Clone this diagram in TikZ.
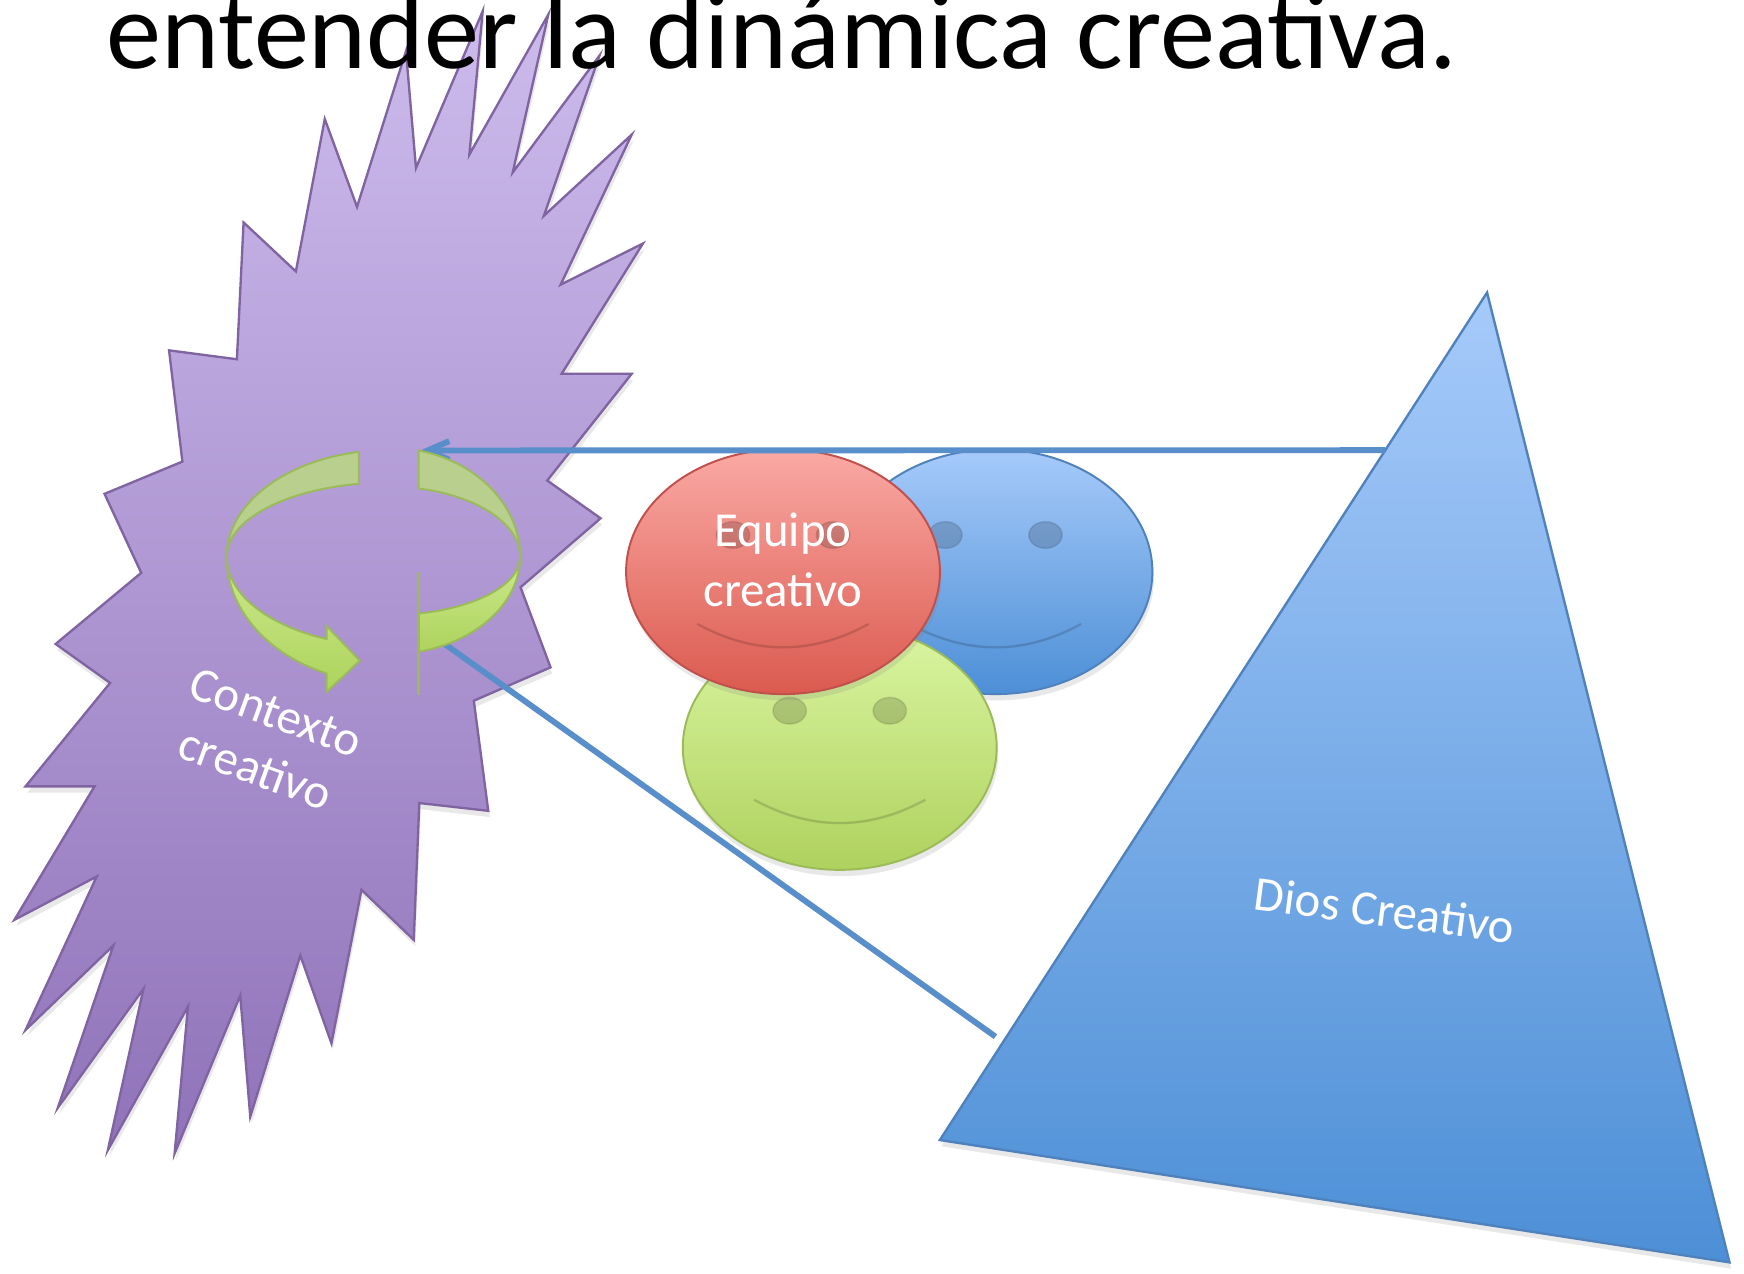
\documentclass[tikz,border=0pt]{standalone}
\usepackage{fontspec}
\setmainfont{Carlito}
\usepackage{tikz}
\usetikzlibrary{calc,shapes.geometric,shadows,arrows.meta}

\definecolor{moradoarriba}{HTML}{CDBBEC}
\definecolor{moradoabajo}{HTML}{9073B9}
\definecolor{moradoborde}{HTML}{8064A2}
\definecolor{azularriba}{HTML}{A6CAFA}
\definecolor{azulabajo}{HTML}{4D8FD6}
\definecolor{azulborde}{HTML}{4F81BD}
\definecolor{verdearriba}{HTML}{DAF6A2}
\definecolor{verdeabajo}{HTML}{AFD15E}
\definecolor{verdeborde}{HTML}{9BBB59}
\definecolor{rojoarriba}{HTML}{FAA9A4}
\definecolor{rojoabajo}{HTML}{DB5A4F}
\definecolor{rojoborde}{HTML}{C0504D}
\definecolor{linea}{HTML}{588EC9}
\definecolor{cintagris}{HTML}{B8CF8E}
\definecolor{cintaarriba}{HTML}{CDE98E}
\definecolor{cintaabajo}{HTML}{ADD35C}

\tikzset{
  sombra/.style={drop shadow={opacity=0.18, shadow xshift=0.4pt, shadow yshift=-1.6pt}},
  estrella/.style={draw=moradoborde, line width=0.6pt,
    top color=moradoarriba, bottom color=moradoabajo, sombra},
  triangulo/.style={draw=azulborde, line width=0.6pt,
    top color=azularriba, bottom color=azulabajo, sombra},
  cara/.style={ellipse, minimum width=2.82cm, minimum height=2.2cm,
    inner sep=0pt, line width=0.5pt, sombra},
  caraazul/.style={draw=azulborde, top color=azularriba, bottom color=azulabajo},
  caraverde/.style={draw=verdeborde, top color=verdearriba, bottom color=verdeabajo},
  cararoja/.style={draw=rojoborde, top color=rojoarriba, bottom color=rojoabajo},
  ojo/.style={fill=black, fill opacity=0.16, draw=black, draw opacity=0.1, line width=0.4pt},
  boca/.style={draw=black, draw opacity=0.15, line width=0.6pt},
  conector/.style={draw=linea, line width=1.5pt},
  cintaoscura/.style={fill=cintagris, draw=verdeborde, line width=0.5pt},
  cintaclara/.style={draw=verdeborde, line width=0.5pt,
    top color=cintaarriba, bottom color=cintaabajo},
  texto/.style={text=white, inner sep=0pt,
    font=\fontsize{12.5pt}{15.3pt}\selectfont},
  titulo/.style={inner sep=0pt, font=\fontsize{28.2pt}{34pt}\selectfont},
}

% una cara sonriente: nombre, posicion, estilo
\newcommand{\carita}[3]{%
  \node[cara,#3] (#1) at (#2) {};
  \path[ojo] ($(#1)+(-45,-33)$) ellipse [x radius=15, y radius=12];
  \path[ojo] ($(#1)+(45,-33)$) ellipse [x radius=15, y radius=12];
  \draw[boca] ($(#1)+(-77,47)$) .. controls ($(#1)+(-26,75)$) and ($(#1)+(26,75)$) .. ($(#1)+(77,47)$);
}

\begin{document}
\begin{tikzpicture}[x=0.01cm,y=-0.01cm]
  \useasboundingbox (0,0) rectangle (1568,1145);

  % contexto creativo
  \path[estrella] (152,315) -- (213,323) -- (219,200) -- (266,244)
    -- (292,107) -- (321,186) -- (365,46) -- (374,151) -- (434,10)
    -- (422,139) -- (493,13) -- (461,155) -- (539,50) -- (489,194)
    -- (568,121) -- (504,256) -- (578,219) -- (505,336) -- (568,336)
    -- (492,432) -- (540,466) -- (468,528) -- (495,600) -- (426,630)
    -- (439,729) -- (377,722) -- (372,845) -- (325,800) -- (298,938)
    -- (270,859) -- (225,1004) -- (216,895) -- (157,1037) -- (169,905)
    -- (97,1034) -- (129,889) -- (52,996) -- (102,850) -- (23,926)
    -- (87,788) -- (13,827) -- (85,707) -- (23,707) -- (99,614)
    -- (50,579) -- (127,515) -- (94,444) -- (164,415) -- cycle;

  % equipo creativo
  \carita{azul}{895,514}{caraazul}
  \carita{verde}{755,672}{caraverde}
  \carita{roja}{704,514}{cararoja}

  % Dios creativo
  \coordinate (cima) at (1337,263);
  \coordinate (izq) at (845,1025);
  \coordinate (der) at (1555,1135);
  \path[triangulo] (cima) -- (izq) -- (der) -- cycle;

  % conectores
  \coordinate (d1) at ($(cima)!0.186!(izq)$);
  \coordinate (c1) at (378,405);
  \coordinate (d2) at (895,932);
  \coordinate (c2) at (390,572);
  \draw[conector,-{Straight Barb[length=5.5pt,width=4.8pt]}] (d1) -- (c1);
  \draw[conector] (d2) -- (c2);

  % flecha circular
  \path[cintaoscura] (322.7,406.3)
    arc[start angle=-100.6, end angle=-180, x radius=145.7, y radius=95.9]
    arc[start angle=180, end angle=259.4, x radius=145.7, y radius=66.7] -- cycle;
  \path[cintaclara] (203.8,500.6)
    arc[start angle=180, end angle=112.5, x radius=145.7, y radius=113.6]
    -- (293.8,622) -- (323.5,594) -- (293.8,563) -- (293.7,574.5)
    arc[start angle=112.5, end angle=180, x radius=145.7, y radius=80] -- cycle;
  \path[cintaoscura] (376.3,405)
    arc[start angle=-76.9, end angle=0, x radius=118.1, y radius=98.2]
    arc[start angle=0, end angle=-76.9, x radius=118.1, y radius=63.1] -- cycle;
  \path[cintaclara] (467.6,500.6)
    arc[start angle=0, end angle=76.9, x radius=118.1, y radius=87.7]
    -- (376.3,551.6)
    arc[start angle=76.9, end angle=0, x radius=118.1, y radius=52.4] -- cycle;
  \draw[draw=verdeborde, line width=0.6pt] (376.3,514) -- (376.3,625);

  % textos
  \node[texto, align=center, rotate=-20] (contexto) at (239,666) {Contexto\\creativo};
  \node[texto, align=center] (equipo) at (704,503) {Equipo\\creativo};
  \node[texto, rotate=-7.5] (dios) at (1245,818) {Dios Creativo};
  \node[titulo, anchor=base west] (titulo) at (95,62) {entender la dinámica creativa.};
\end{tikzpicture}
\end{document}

__________________________________________________

- _EXERCISE_
Every line should be retyped exactly, with the pictures omitted.

- _FINISHED ANSWER_
Clone this diagram in TikZ.
\documentclass[tikz,border=0pt]{standalone}
\usepackage{fontspec}
\setmainfont{Carlito}
\usepackage{tikz}
\usetikzlibrary{calc,shapes.geometric,shadows,arrows.meta}

\definecolor{moradoarriba}{HTML}{CDBBEC}
\definecolor{moradoabajo}{HTML}{9073B9}
\definecolor{moradoborde}{HTML}{8064A2}
\definecolor{azularriba}{HTML}{A6CAFA}
\definecolor{azulabajo}{HTML}{4D8FD6}
\definecolor{azulborde}{HTML}{4F81BD}
\definecolor{verdearriba}{HTML}{DAF6A2}
\definecolor{verdeabajo}{HTML}{AFD15E}
\definecolor{verdeborde}{HTML}{9BBB59}
\definecolor{rojoarriba}{HTML}{FAA9A4}
\definecolor{rojoabajo}{HTML}{DB5A4F}
\definecolor{rojoborde}{HTML}{C0504D}
\definecolor{linea}{HTML}{588EC9}
\definecolor{cintagris}{HTML}{B8CF8E}
\definecolor{cintaarriba}{HTML}{CDE98E}
\definecolor{cintaabajo}{HTML}{ADD35C}

\tikzset{
  sombra/.style={drop shadow={opacity=0.18, shadow xshift=0.4pt, shadow yshift=-1.6pt}},
  estrella/.style={draw=moradoborde, line width=0.6pt,
    top color=moradoarriba, bottom color=moradoabajo, sombra},
  triangulo/.style={draw=azulborde, line width=0.6pt,
    top color=azularriba, bottom color=azulabajo, sombra},
  cara/.style={ellipse, minimum width=2.82cm, minimum height=2.2cm,
    inner sep=0pt, line width=0.5pt, sombra},
  caraazul/.style={draw=azulborde, top color=azularriba, bottom color=azulabajo},
  caraverde/.style={draw=verdeborde, top color=verdearriba, bottom color=verdeabajo},
  cararoja/.style={draw=rojoborde, top color=rojoarriba, bottom color=rojoabajo},
  ojo/.style={fill=black, fill opacity=0.16, draw=black, draw opacity=0.1, line width=0.4pt},
  boca/.style={draw=black, draw opacity=0.15, line width=0.6pt},
  conector/.style={draw=linea, line width=1.5pt},
  cintaoscura/.style={fill=cintagris, draw=verdeborde, line width=0.5pt},
  cintaclara/.style={draw=verdeborde, line width=0.5pt,
    top color=cintaarriba, bottom color=cintaabajo},
  texto/.style={text=white, inner sep=0pt,
    font=\fontsize{12.5pt}{15.3pt}\selectfont},
  titulo/.style={inner sep=0pt, font=\fontsize{28.2pt}{34pt}\selectfont},
}

% una cara sonriente: nombre, posicion, estilo
\newcommand{\carita}[3]{%
  \node[cara,#3] (#1) at (#2) {};
  \path[ojo] ($(#1)+(-45,-33)$) ellipse [x radius=15, y radius=12];
  \path[ojo] ($(#1)+(45,-33)$) ellipse [x radius=15, y radius=12];
  \draw[boca] ($(#1)+(-77,47)$) .. controls ($(#1)+(-26,75)$) and ($(#1)+(26,75)$) .. ($(#1)+(77,47)$);
}

\begin{document}
\begin{tikzpicture}[x=0.01cm,y=-0.01cm]
  \useasboundingbox (0,0) rectangle (1568,1145);

  % contexto creativo
  \path[estrella] (152,315) -- (213,323) -- (219,200) -- (266,244)
    -- (292,107) -- (321,186) -- (365,46) -- (374,151) -- (434,10)
    -- (422,139) -- (493,13) -- (461,155) -- (539,50) -- (489,194)
    -- (568,121) -- (504,256) -- (578,219) -- (505,336) -- (568,336)
    -- (492,432) -- (540,466) -- (468,528) -- (495,600) -- (426,630)
    -- (439,729) -- (377,722) -- (372,845) -- (325,800) -- (298,938)
    -- (270,859) -- (225,1004) -- (216,895) -- (157,1037) -- (169,905)
    -- (97,1034) -- (129,889) -- (52,996) -- (102,850) -- (23,926)
    -- (87,788) -- (13,827) -- (85,707) -- (23,707) -- (99,614)
    -- (50,579) -- (127,515) -- (94,444) -- (164,415) -- cycle;

  % equipo creativo
  \carita{azul}{895,514}{caraazul}
  \carita{verde}{755,672}{caraverde}
  \carita{roja}{704,514}{cararoja}

  % Dios creativo
  \coordinate (cima) at (1337,263);
  \coordinate (izq) at (845,1025);
  \coordinate (der) at (1555,1135);
  \path[triangulo] (cima) -- (izq) -- (der) -- cycle;

  % conectores
  \coordinate (d1) at ($(cima)!0.186!(izq)$);
  \coordinate (c1) at (378,405);
  \coordinate (d2) at (895,932);
  \coordinate (c2) at (390,572);
  \draw[conector,-{Straight Barb[length=5.5pt,width=4.8pt]}] (d1) -- (c1);
  \draw[conector] (d2) -- (c2);

  % flecha circular
  \path[cintaoscura] (322.7,406.3)
    arc[start angle=-100.6, end angle=-180, x radius=145.7, y radius=95.9]
    arc[start angle=180, end angle=259.4, x radius=145.7, y radius=66.7] -- cycle;
  \path[cintaclara] (203.8,500.6)
    arc[start angle=180, end angle=112.5, x radius=145.7, y radius=113.6]
    -- (293.8,622) -- (323.5,594) -- (293.8,563) -- (293.7,574.5)
    arc[start angle=112.5, end angle=180, x radius=145.7, y radius=80] -- cycle;
  \path[cintaoscura] (376.3,405)
    arc[start angle=-76.9, end angle=0, x radius=118.1, y radius=98.2]
    arc[start angle=0, end angle=-76.9, x radius=118.1, y radius=63.1] -- cycle;
  \path[cintaclara] (467.6,500.6)
    arc[start angle=0, end angle=76.9, x radius=118.1, y radius=87.7]
    -- (376.3,551.6)
    arc[start angle=76.9, end angle=0, x radius=118.1, y radius=52.4] -- cycle;
  \draw[draw=verdeborde, line width=0.6pt] (376.3,514) -- (376.3,625);

  % textos
  \node[texto, align=center, rotate=-20] (contexto) at (239,666) {Contexto\\creativo};
  \node[texto, align=center] (equipo) at (704,503) {Equipo\\creativo};
  \node[texto, rotate=-7.5] (dios) at (1245,818) {Dios Creativo};
  \node[titulo, anchor=base west] (titulo) at (95,62) {entender la dinámica creativa.};
\end{tikzpicture}
\end{document}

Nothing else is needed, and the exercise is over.